My hardest ones to take so far are the pants - any suggestion on lighting? Also taking pictures of bitty screws.... I looked through the forum a bit for anything similar, but didn't find it. 

When I got this promo I told em up front I don't have this experience. I do have a white box with a black optional background and 1 2x2 white light, of course a Nikkon 8800 camera. I've read some about it and tried things (macro setting, I can't get a good clear picture with that!) So anyhoo, Any suggestions. When I head back to work, I will put up some things that did turn out well. I'd love to chat with someone who does catalog photography in the range of things I deal with... ie.... small n shiny or clothing. :hail:

Here is something fun I did a couple of years ago.


----------



## craig (Aug 16, 2007)

I was thrown into catalog photography second year at SVA and stayed in it for 5 years. Mostly Home Fashion and JC Penny catalog. Have to say that it was an incredible learning experience although I did not realize it at the time.

Love & Playa


----------



## whymzy (Aug 17, 2007)

Some good pics


----------



## craig (Aug 17, 2007)

Good photos. Have fun with it!!!!!!!!

Love & Bass


----------



## whymzy (Aug 18, 2007)

Any suggestions about clothing photography. My outside with model shots work out well, but inside sucks. I brought my iron from home and ended up "shining" a pair of pants! Then when I turned it down it didn't give it a crispy neat look. 
I also found out that if I'm having a hard time focusing on little items, maybe I need to swap the battery... ?


----------



## craig (Aug 18, 2007)

I have always liked LL beans kind of worn look. If you can move your focusing spot around. Some times if it is in the middle it will miss the subject. You also may be too close. Try pulling back a little.

Love & Playa


----------



## whymzy (Aug 19, 2007)

The way they have me taking pictures of pants is to lay them on an off white cardboard on the floor and try to take a high shot that way. The previous  photographer was about 6', I'm only 5'. Do sometimes companies hang or clip things to a white wall instead? I'm speaking of pants without the model. 

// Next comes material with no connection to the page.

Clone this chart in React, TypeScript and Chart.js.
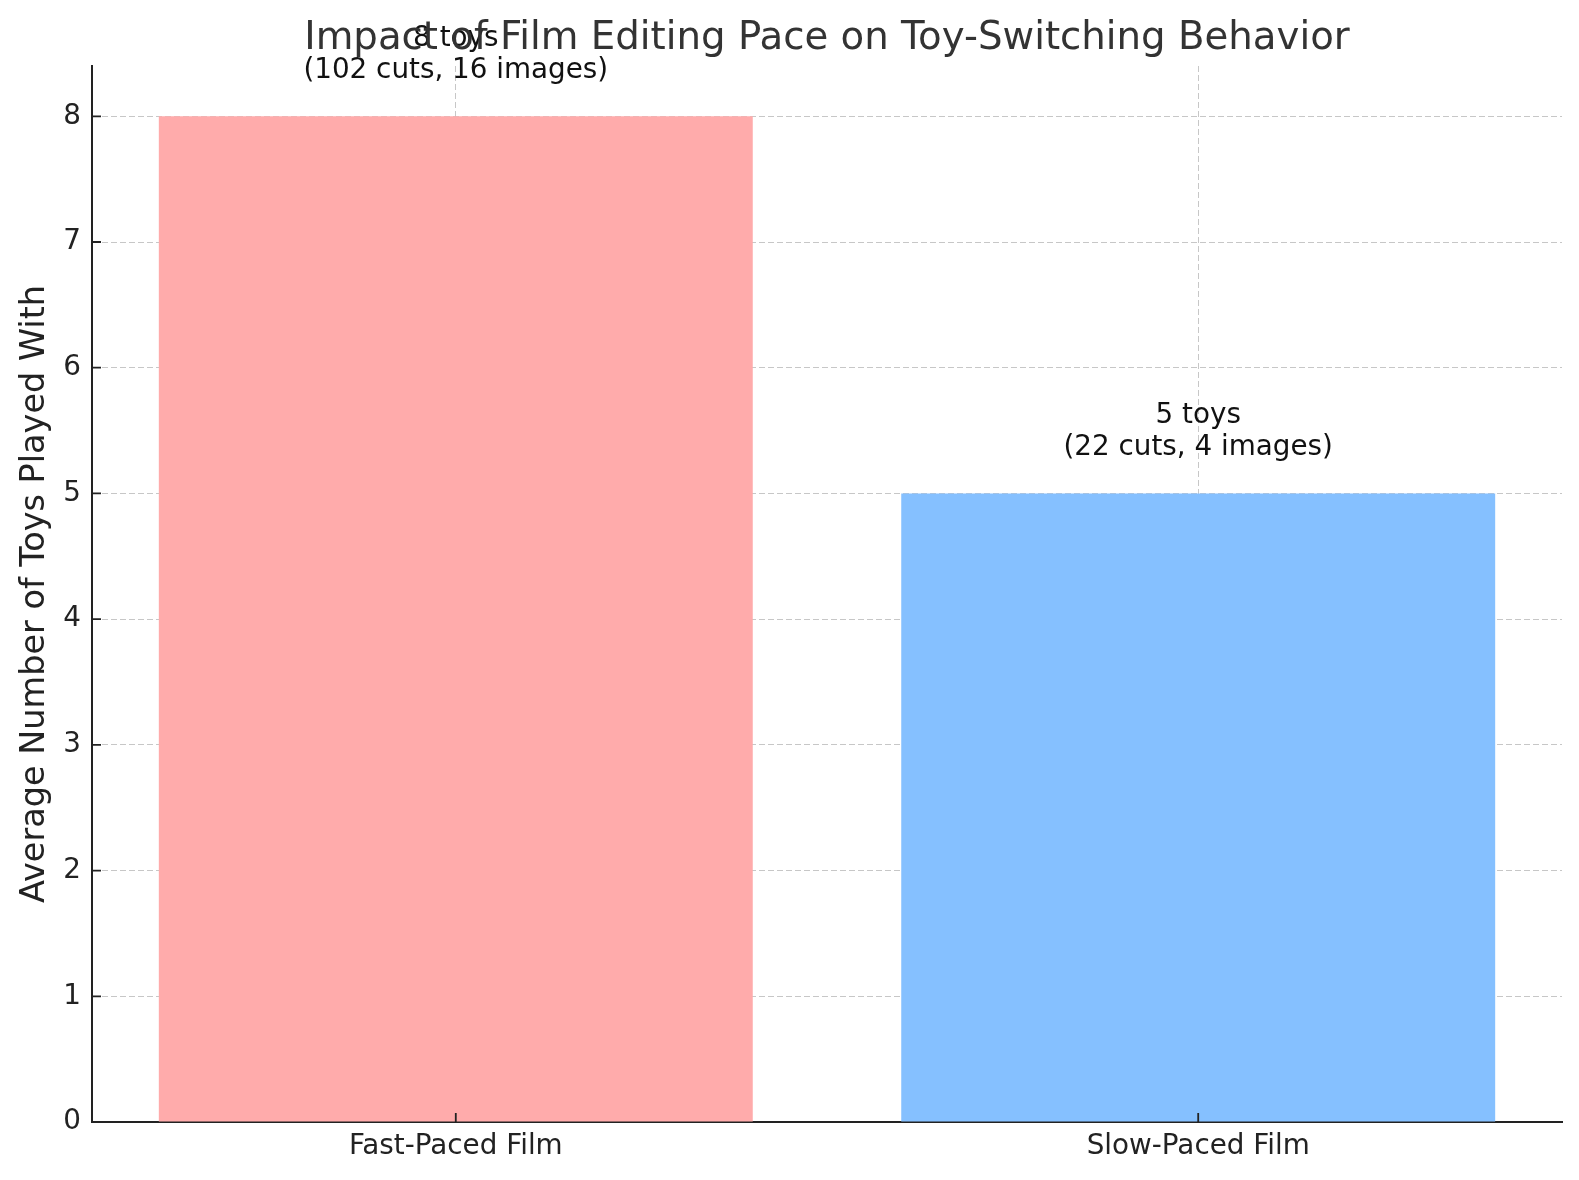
import { useEffect, useRef } from "react";
import { Chart, registerables } from "chart.js";

Chart.register(...registerables);

const TITLE = "Impact of Film Editing Pace on Toy-Switching Behavior";
const Y_LABEL = "Average Number of Toys Played With";
const CATEGORIES = ["Fast-Paced Film", "Slow-Paced Film"];
const TOYS = [8, 5];
const CUTS = [102, 22];
const IMAGES = [16, 4];
const BAR_COLORS = ["#ffabab", "#85c0ff"];
const Y_TICKS = [0, 1, 2, 3, 4, 5, 6, 7, 8];
const Y_MAX = 8.4;

const W = 1579;
const H = 1180;
const FONT = "'DejaVu Sans', sans-serif";
const GRID = "rgba(175,175,175,0.7)";
const INK = "#222";

// title, inward tick marks and the labels above the bars
const overlay = {
  id: "overlay",
  afterDraw(chart: any) {
    const { ctx, chartArea, scales } = chart;
    const x = scales.x;
    const y = scales.y;
    ctx.save();
    ctx.strokeStyle = INK;
    ctx.lineWidth = 1.8;
    ctx.beginPath();
    Y_TICKS.forEach((v) => {
      const py = y.getPixelForValue(v);
      ctx.moveTo(chartArea.left, py);
      ctx.lineTo(chartArea.left + 9, py);
    });
    CATEGORIES.forEach((_, i) => {
      const px = x.getPixelForValue(i);
      ctx.moveTo(px, chartArea.bottom);
      ctx.lineTo(px, chartArea.bottom - 9);
    });
    ctx.stroke();

    ctx.fillStyle = "#111";
    ctx.font = `27.8px ${FONT}`;
    ctx.textAlign = "center";
    ctx.textBaseline = "alphabetic";
    TOYS.forEach((v, i) => {
      const px = x.getPixelForValue(i);
      const base = y.getPixelForValue(v + 0.3) - 1;
      ctx.fillText(`(${CUTS[i]} cuts, ${IMAGES[i]} images)`, px, base);
      ctx.fillText(`${v} toys`, px, base - 31.5);
    });

    ctx.fillStyle = "#333";
    ctx.font = `38.7px ${FONT}`;
    ctx.fillText(TITLE, (chartArea.left + chartArea.right) / 2, 48.5);
    ctx.restore();
  },
};

function ToyChart() {
  const canvasRef = useRef<HTMLCanvasElement | null>(null);

  useEffect(() => {
    const canvas = canvasRef.current;
    if (!canvas) return;
    const chart = new Chart(canvas, {
      type: "bar",
      data: {
        datasets: [
          {
            data: TOYS.map((v, i) => ({ x: i, y: v })),
            backgroundColor: BAR_COLORS,
            borderWidth: 0,
            barPercentage: 0.8,
            categoryPercentage: 1,
          },
        ],
      },
      options: {
        animation: false,
        responsive: false,
        devicePixelRatio: 1,
        layout: { padding: { top: 66, right: 17, left: 0, bottom: 0 } },
        plugins: {
          legend: { display: false },
          tooltip: { enabled: false },
          title: { display: false },
        },
        scales: {
          x: {
            type: "linear",
            min: -0.49,
            max: 1.49,
            offset: false,
            z: 1,
            afterBuildTicks: (s: any) => {
              s.ticks = CATEGORIES.map((_, i) => ({ value: i }));
            },
            afterFit: (s: any) => {
              s.height = 58;
            },
            grid: { color: GRID, lineWidth: 1, drawTicks: false, offset: false },
            border: { display: true, color: INK, width: 2, dash: [6, 3] },
            ticks: {
              callback: (_v: any, i: number) => CATEGORIES[i],
              color: INK,
              font: { family: FONT, size: 27.8 },
              padding: 8,
              autoSkip: false,
              maxRotation: 0,
            },
          },
          y: {
            type: "linear",
            min: 0,
            max: Y_MAX,
            z: 1,
            afterBuildTicks: (s: any) => {
              s.ticks = Y_TICKS.map((v) => ({ value: v }));
            },
            afterFit: (s: any) => {
              s.width = 92;
            },
            grid: { color: GRID, lineWidth: 1, drawTicks: false },
            border: { display: true, color: INK, width: 2, dash: [6, 3] },
            ticks: {
              color: INK,
              font: { family: FONT, size: 27.8 },
              padding: 11,
            },
            title: {
              display: true,
              text: Y_LABEL,
              color: INK,
              font: { family: FONT, size: 33.5 },
              padding: { top: 15, bottom: 0 },
            },
          },
        },
      },
      plugins: [overlay],
    } as any);
    return () => chart.destroy();
  }, []);

  return (
    <div style={{ position: "fixed", left: 0, top: 0, width: W, height: H, background: "#fff" }}>
      <canvas ref={canvasRef} width={W} height={H} style={{ display: "block", width: W, height: H }} />
    </div>
  );
}

export default function App() {
  return <ToyChart />;
}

I'll dig out an LL bean catalog and see their results.:thumbup:


----------



## craig (Aug 20, 2007)

Personally shooting down on the subject is tough. It may be necessary in this case. Hanging pants and keeping them perfectly flat could get tedious. If you really want to get silly figure out a way to raise the merchandise off of the background this will create a nice shadow so it does not look so one dimensional.

Love & Bass


----------



## whymzy (Aug 22, 2007)

Wow Thanks! You just made me think of something obvious that we have an apparatus that you can lay in and go upside down in. It is to help with back relief, but it has a nice lattice that I can attach white paper and then lay the pants on (perhaps with a couple of hidden tacks in the pockets! It would do it graduated enough not to slide, but hold flat.... hmmmmm. I'll try that on the next big item. 
Did socks today, still the same lighting problem. We can photoshop it lighter. I'm glad the graphics guy loves photoshop (addict maybe!)


----------